Colocados contra a parede, peitados por um adicional de impostos, fabricantes alemães – exceto Porsche -, passaram o ano implantando fábricas no Brasil. Na prática pequenas montadoras, produtos com pouca nacionalização, baixa quantidade, resultado do projeto oficial Inovar-Auto para conseguir ter preço no mercado interno. Farão grandes lucros.


No mercado de importados Audi cresceu mais, com produtos bem escolhidos e atrevimento comercial. O modelo A3 sedan com motor 1.4 e preço em torno dos R$ 100 mil ajudou a acelerar crescimento de 105% em relação a 2013.

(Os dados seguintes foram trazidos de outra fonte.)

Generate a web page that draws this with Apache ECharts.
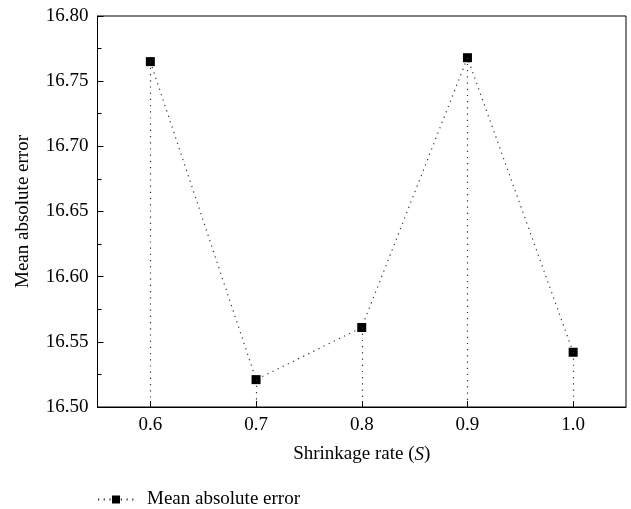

Mercedes passou período ruim, sem produtos entre o fim da geração anterior do C e a chegada da nova, mas vendeu 25% mais. No projeto de abrasileirar-se BMW foi mais ágil e inaugurou sua pequena fábrica em Santa Catarina. Montagem com pouca nacionalização – carrocerias vem da Alemanha montadas e pintadas. Cresceu pouco em vendas, porém manteve a liderança dentre as marcas alemãs em instalação.

Em Jacareí, SP, fábrica inaugurada, dificuldades com mão de obra, a chinesa Chery iniciou produzir e estocar o Celler. Quer vende-lo a partir de janeiro.
Grupo SHC, representante da também chinesa JAC conseguiu montar fórmula com a matriz chinesa passando-lhes 2/3 do capital da fábrica a ser feita em Camaçari, Ba. Diz, novo sócio assinará contrato de financiamento com novo governo baiano e erigirá fábrica em um ano. Grupo SHC mantém, 1/3 da fábrica e toda a distribuição.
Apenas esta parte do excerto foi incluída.